String performance regression from python 3.2 to 3.3

Wed Mar 13 20:52:08 EDT 2013

On 13/03/2013 23:43, Chris Angelico wrote:
> On Thu, Mar 14, 2013 at 3:49 AM, rusi <rustompmody at gmail.com> wrote:
>> On Mar 13, 3:59 pm, Chris Angelico <ros... at gmail.com> wrote:
>>> On Wed, Mar 13, 2013 at 9:11 PM, rusi <rustompm... at gmail.com> wrote:
>>> > Uhhh..
>>> > Making the subject line useful for all readers
>>>
>>> I should have read this one before replying in the other thread.
>>>
>>> jmf, I'd like to see evidence that there has been a performance
>>> regression compared against a wide build of Python 3.2. You still have
>>> never answered this fundamental, that the narrow builds of Python are
>>> *BUGGY* in the same way that JavaScript/ECMAScript is.

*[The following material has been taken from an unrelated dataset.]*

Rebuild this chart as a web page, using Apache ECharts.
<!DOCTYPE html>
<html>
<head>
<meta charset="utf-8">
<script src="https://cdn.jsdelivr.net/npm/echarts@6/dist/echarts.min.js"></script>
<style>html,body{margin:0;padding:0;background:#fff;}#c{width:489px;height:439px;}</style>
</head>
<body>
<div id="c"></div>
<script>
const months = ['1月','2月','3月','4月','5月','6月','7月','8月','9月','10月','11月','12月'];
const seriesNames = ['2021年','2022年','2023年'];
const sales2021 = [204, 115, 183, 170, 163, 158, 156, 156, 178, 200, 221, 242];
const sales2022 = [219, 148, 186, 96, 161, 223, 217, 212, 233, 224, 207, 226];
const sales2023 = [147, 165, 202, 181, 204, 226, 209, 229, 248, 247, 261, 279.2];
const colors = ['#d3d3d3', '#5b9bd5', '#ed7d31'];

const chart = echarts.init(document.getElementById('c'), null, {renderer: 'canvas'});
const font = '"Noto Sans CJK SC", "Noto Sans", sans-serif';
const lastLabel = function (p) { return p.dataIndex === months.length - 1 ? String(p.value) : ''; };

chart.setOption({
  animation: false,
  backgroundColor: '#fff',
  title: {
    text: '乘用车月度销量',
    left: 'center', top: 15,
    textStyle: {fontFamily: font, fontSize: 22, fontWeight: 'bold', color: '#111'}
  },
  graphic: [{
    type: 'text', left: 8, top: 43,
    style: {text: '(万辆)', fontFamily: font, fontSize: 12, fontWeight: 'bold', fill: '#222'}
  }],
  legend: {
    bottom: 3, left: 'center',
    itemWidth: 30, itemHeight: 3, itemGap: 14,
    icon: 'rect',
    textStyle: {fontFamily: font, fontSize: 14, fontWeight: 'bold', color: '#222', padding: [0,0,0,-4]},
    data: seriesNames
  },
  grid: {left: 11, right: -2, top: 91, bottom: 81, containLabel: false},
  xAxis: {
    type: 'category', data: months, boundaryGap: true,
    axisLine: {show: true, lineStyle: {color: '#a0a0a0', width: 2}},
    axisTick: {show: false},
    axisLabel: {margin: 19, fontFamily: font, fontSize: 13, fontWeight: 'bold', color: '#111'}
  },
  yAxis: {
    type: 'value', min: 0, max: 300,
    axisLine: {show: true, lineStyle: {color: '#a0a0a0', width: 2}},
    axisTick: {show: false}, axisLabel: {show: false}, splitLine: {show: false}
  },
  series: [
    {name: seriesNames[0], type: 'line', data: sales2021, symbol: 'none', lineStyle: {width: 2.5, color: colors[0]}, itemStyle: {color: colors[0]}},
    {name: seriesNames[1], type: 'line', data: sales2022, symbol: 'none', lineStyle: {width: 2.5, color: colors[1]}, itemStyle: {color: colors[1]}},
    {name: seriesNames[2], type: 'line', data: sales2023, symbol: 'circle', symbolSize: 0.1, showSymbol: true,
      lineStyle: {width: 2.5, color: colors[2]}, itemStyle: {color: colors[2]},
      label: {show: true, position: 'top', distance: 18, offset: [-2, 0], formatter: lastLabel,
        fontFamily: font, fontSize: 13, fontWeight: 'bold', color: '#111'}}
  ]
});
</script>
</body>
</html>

And believe you
>>> me, the utterly unnecessary hassles I have had to deal with when
>>> permitting user-provided .js code to script my engine have wasted
>>> rather more dev hours than you would believe - there are rather a lot
>>> of stupid edge cases to deal with.
>>
>> This assumes that there are only three choices:
>> - narrow build that is buggy (surrogate pairs for astral characters)
>> - wide build that is 4-fold space inefficient for wide variety of
>> common (ASCII) use-cases
>> - flexible string engine that chooses a small tradeoff of space
>> efficiency over time efficiency.
>>
>> There is a fourth choice: narrow build that chooses to be partial over
>> being buggy. ie when an astral character is encountered, an exception
>> is thrown rather than trying to fudge it into a 16-bit
>> representation.
>
> As a simple factual matter, narrow builds of Python 3.2 don't do that.
> So it doesn't factor into my original statement. But if you're talking
> about a proposal for 3.4, then sure, that's a theoretical possibility.
> It wouldn't be "buggy" in the sense of "string indexing/slicing
> unexpectedly does the wrong thing", but it would still be incomplete
> Unicode support, and I don't think people would appreciate it. Much
> better to have graceful degradation: if there are non-BMP characters
> in the string, then instead of throwing an exception, it just makes
> the string wider.
>
[snip]
Do you mean that instead of switching between 1/2/4 bytes per codepoint
it would switch between 2/4 bytes per codepoint?